● REQUIREMENT:
Give again exactly the lines that run from the start of the records to the line holding "71, left: 74", both ends counted. Do not include the pictures.

● Code that draws figures:
* * * * * * * * *

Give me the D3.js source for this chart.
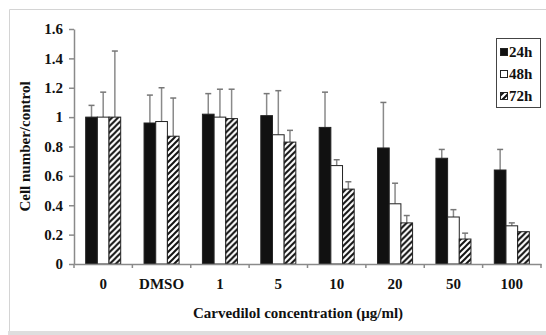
<!DOCTYPE html>
<html>
<head>
<meta charset="utf-8">
<script src="https://cdn.jsdelivr.net/npm/d3@7"></script>
<style>
  body { margin: 0; background: #fff; }
  text { font-family: "Liberation Serif", "Times New Roman", serif; font-weight: bold; fill: #111; }
</style>
</head>
<body>
<div id="chart"></div>
<script>
/* Carvedilol grouped bar chart */

const categories = ["0", "DMSO", "1", "5", "10", "20", "50", "100"];
const seriesNames = ["24h", "48h", "72h"];

const mean24 = [1.00, 0.96, 1.02, 1.01, 0.93, 0.79, 0.72, 0.64];
const mean48 = [1.00, 0.97, 1.00, 0.88, 0.67, 0.41, 0.32, 0.26];
const mean72 = [1.00, 0.87, 0.99, 0.83, 0.51, 0.28, 0.17, 0.22];

const err24 = [0.08, 0.19, 0.14, 0.15, 0.24, 0.31, 0.06, 0.14];
const err48 = [0.17, 0.23, 0.19, 0.30, 0.04, 0.14, 0.05, 0.02];
const err72 = [0.45, 0.26, 0.20, 0.08, 0.05, 0.05, 0.04, 0.00];

const yTicks = [0, 0.2, 0.4, 0.6, 0.8, 1, 1.2, 1.4, 1.6];

const width = 546,
  height = 335,
  margin = ({ top: 29, right: 5, bottom: 71, left: 74 });

const svg = d3.select("#chart")
  .append("svg")
  .attr("width", width)
  .attr("height", height);

// hatch pattern for 72h
const defs = svg.append("defs");
const pat = defs.append("pattern")
  .attr("id", "hatch")
  .attr("patternUnits", "userSpaceOnUse")
  .attr("width", 6)
  .attr("height", 6);
pat.append("rect").attr("width", 6).attr("height", 6).attr("fill", "#fff");
pat.append("path")
  .attr("d", "M-1,1 l2,-2 M0,6 l6,-6 M5,7 l2,-2")
  .attr("stroke", "#111")
  .attr("stroke-width", 2);

// outer frame
svg.append("rect")
  .attr("x", 8).attr("y", 331)
  .attr("width", width - 8).attr("height", 4)
  .attr("fill", "#dedede");
svg.append("path")
  .attr("d", `M9.5,331 V9.5 H${width}`)
  .attr("fill", "none")
  .attr("stroke", "#d4d4d4");

const data = categories.map((c, i) => ({
  cat: c,
  values: [
    { key: "24h", v: mean24[i], e: err24[i] },
    { key: "48h", v: mean48[i], e: err48[i] },
    { key: "72h", v: mean72[i], e: err72[i] }
  ]
}));

let x = d3.scaleBand()
  .domain(categories)
  .range([margin.left, width - margin.right])
  .paddingInner(0)
  .paddingOuter(0);

let x1 = d3.scaleBand()
  .domain(seriesNames)
  .range([0, x.bandwidth() * 0.6]);

let y = d3.scaleLinear()
  .domain([0, 1.6])
  .range([height - margin.bottom, margin.top]);

const fills = { "24h": "#111", "48h": "#fff", "72h": "url(#hatch)" };

const groups = svg.append("g")
  .selectAll("g")
  .data(data)
  .join("g")
  .attr("transform", d => `translate(${x(d.cat) + x.bandwidth() * 0.2},0)`);

// error bars (upper only)
groups.selectAll(".err")
  .data(d => d.values.filter(v => v.e > 0))
  .join("g")
  .attr("class", "err")
  .each(function (d) {
    const g = d3.select(this);
    const cx = x1(d.key) + x1.bandwidth() / 2;
    g.append("line")
      .attr("x1", cx).attr("x2", cx)
      .attr("y1", y(d.v)).attr("y2", y(d.v + d.e))
      .attr("stroke", "#8a8a8a").attr("stroke-width", 1.5);
    g.append("line")
      .attr("x1", cx - 3).attr("x2", cx + 3)
      .attr("y1", y(d.v + d.e)).attr("y2", y(d.v + d.e))
      .attr("stroke", "#777").attr("stroke-width", 1.5);
  });

groups.selectAll("rect")
  .data(d => d.values)
  .join("rect")
  .attr("x", d => x1(d.key))
  .attr("y", d => y(d.v))
  .attr("width", x1.bandwidth())
  .attr("height", d => y(0) - y(d.v))
  .attr("fill", d => fills[d.key])
  .attr("stroke", "#222")
  .attr("stroke-width", 1);

// axes
const yAxis = svg.append("g")
  .attr("transform", `translate(${margin.left},0)`)
  .call(d3.axisLeft(y)
    .tickValues(yTicks)
    .tickFormat(d => d3.format("")(+d.toFixed(1)))
    .tickSize(5)
    .tickSizeOuter(0)
    .tickPadding(6));
yAxis.select(".domain").attr("stroke", "#8a8a8a").attr("stroke-width", 1.5);
yAxis.selectAll(".tick line").attr("stroke", "#8a8a8a").attr("stroke-width", 1.5);
yAxis.selectAll(".tick text")
  .attr("font-size", 15)
  .attr("font-family", "Liberation Serif")
  .attr("font-weight", "bold");

const xAxis = svg.append("g")
  .attr("transform", `translate(0,${y(0)})`)
  .call(d3.axisBottom(x).tickSize(0).tickSizeOuter(0).tickPadding(14));
xAxis.select(".domain").attr("stroke", "#8a8a8a").attr("stroke-width", 1.5);
xAxis.selectAll(".tick text")
  .attr("font-size", 15)
  .attr("font-family", "Liberation Serif")
  .attr("font-weight", "bold");

// boundary ticks between categories
svg.append("g")
  .selectAll("line")
  .data(categories.concat(["end"]))
  .join("line")
  .attr("x1", (d, i) => margin.left + i * x.bandwidth())
  .attr("x2", (d, i) => margin.left + i * x.bandwidth())
  .attr("y1", y(0))
  .attr("y2", y(0) + 4)
  .attr("stroke", "#8a8a8a")
  .attr("stroke-width", 1.5);

svg.append("text")
  .attr("text-anchor", "middle")
  .attr("x", 298)
  .attr("y", 318)
  .attr("font-size", 15)
  .text("Carvedilol concentration (\u03bcg/ml)");

svg.append("text")
  .attr("text-anchor", "middle")
  .attr("transform", `translate(30,${(y(0) + y(1.6)) / 2}) rotate(-90)`)
  .attr("font-size", 15)
  .text("Cell number/control");

// legend
const legend = svg.append("g");
legend.append("rect")
  .attr("x", 496.5).attr("y", 38.5)
  .attr("width", 44).attr("height", 69)
  .attr("fill", "#fff")
  .attr("stroke", "#444")
  .attr("stroke-width", 1);

const li = legend.selectAll(".li")
  .data(seriesNames)
  .join("g")
  .attr("transform", (d, i) => `translate(500,${52 + i * 22})`);
li.append("rect")
  .attr("x", 0.5).attr("y", -3.5)
  .attr("width", 7).attr("height", 7)
  .attr("fill", d => fills[d])
  .attr("stroke", "#222");
li.append("text")
  .attr("x", 9)
  .attr("y", 5)
  .attr("font-size", 15)
  .text(d => d);
</script>
</body>
</html>
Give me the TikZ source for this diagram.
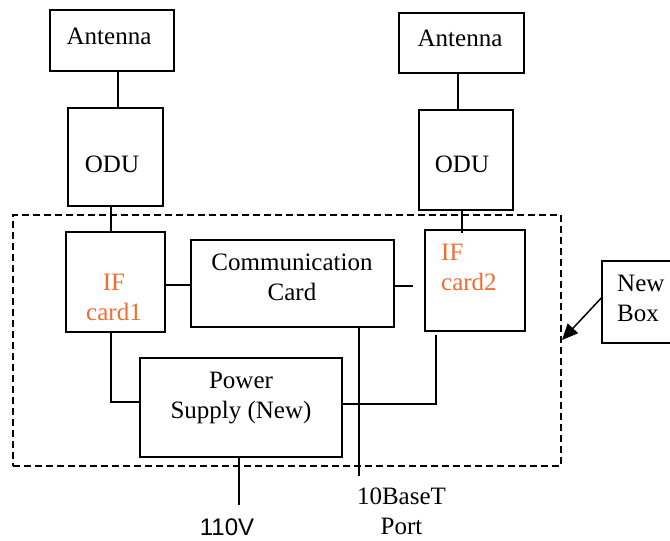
\documentclass[tikz,border=0pt]{standalone}
\usepackage{fontspec}
\setmainfont{Liberation Serif}
\newfontfamily\labelsans{Liberation Sans}
\usetikzlibrary{arrows.meta,calc}
\definecolor{iforange}{RGB}{242,108,48}
\tikzset{
  box/.style={draw=black, line width=1.5pt, inner sep=0pt},
  wire/.style={draw=black, line width=1.5pt},
  dashbox/.style={draw=black, line width=1.5pt, dash pattern=on 7pt off 4pt, inner sep=0pt},
  txt/.style={inner sep=0pt, align=center, font=\fontsize{25}{30}\selectfont},
}
\begin{document}
\begin{tikzpicture}[x=1pt,y=-1pt]
\useasboundingbox (0,0) rectangle (670,541);
% dashed enclosure
\node[dashbox, minimum width=548, minimum height=251] (encl) at (287,340.5) {};
% boxes
\node[box, minimum width=124, minimum height=61] (ant1) at (112,40.5) {};
\node[box, minimum width=95, minimum height=98] (odu1) at (115.5,157) {};
\node[box, minimum width=125, minimum height=60] (ant2) at (461.5,43) {};
\node[box, minimum width=94, minimum height=100] (odu2) at (466,160) {};
\node[box, minimum width=99, minimum height=100] (if1) at (115.5,282) {};
\node[box, minimum width=203, minimum height=87] (comm) at (292.5,283.5) {};
\node[box, minimum width=100, minimum height=101] (if2) at (475,280.5) {};
\node[box, minimum width=202, minimum height=99] (power) at (241,407.5) {};
\node[box, minimum width=73, minimum height=82] (newbox) at (638.5,302) {};
% texts
\node[txt] (ant1txt) at (109,36) {Antenna};
\node[txt] (ant2txt) at (460,38) {Antenna};
\node[txt] (odu1txt) at (112,164) {ODU};
\node[txt] (odu2txt) at (462,164) {ODU};
\node[txt, text=iforange] (if1txt) at (114,297.5) {IF\\card1};
\node[txt] (commtxt) at (292,277.5) {Communication\\Card};
\node[txt, anchor=west, align=left, text=iforange] (if2txt) at (441,267.5) {IF\\card2};
\node[txt] (powertxt) at (241,398) {Power\\Supply (New)};
\node[txt, anchor=west, align=left] (newtxt) at (617,298.5) {New\\Box};
% free ends
\coordinate (portend) at (359,476);
\coordinate (vend) at (239,505);
\coordinate (arrowtip) at (562,340);
% connectors
\draw[wire] ([xshift=6pt]ant1.south) -- ([xshift=6pt]ant1.south |- odu1.north);
\draw[wire] ([xshift=-4.5pt]odu1.south) -- ([xshift=-4.5pt]odu1.south |- if1.north);
\draw[wire] ([xshift=-3.5pt]ant2.south) -- ([xshift=-3.5pt]ant2.south |- odu2.north);
\draw[wire] ([xshift=-4pt]odu2.south) -- ([xshift=-4pt,yshift=-4pt]odu2.south |- if2.north);
\draw[wire] ([yshift=-3pt]if1.east) -- ([yshift=-3pt]if1.east -| comm.west);
\draw[wire, shorten >=11pt] ([yshift=-2.5pt]comm.east) -- ([yshift=-2.5pt]comm.east -| if2.west);
\draw[wire] ([xshift=-4.5pt]if1.south) |- ([yshift=5.5pt]power.west);
\draw[wire] ([xshift=-39pt,yshift=-3pt]if2.south) |- ([yshift=3.5pt]power.east);
\draw[wire, line width=1.8pt] (comm.south -| portend) -- (portend);
\draw[wire] (power.south -| vend) -- (vend);
\draw[wire, -{Triangle[length=16pt,width=14pt]}] ([yshift=4pt]newbox.west) -- (arrowtip);
% labels
\node[inner sep=0pt, font=\labelsans\fontsize{24}{30}\selectfont] (v110) at (227,527) {110V};
\node[txt] (port) at (401.5,511) {10BaseT\\Port};
\end{tikzpicture}
\end{document}
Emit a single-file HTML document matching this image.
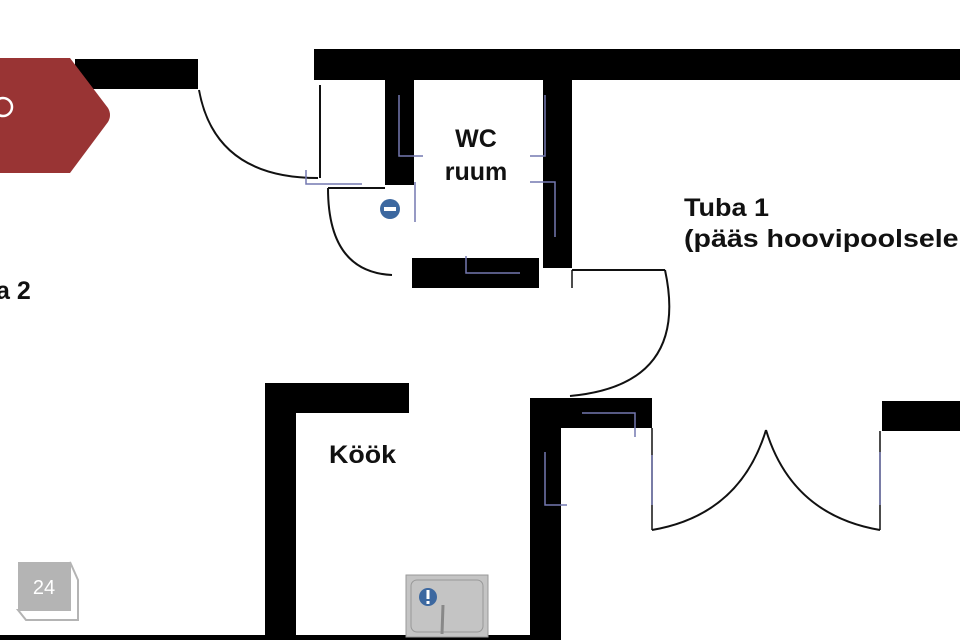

* * * * * * * * *

● FINAL RESULT:
Give me the D3.js source for this chart.
<!DOCTYPE html>
<html>
<head>
<meta charset="utf-8">
<script src="https://cdn.jsdelivr.net/npm/d3@7"></script>
<style>
  body { margin: 0; background: #fff; }
  text { font-family: "Liberation Serif", "Times New Roman", serif; font-weight: bold; fill: #111; }
</style>
</head>
<body>
<div id="chart"></div>
<script>
/* Carvedilol grouped bar chart */

const categories = ["0", "DMSO", "1", "5", "10", "20", "50", "100"];
const seriesNames = ["24h", "48h", "72h"];

const mean24 = [1.00, 0.96, 1.02, 1.01, 0.93, 0.79, 0.72, 0.64];
const mean48 = [1.00, 0.97, 1.00, 0.88, 0.67, 0.41, 0.32, 0.26];
const mean72 = [1.00, 0.87, 0.99, 0.83, 0.51, 0.28, 0.17, 0.22];

const err24 = [0.08, 0.19, 0.14, 0.15, 0.24, 0.31, 0.06, 0.14];
const err48 = [0.17, 0.23, 0.19, 0.30, 0.04, 0.14, 0.05, 0.02];
const err72 = [0.45, 0.26, 0.20, 0.08, 0.05, 0.05, 0.04, 0.00];

const yTicks = [0, 0.2, 0.4, 0.6, 0.8, 1, 1.2, 1.4, 1.6];

const width = 546,
  height = 335,
  margin = ({ top: 29, right: 5, bottom: 71, left: 74 });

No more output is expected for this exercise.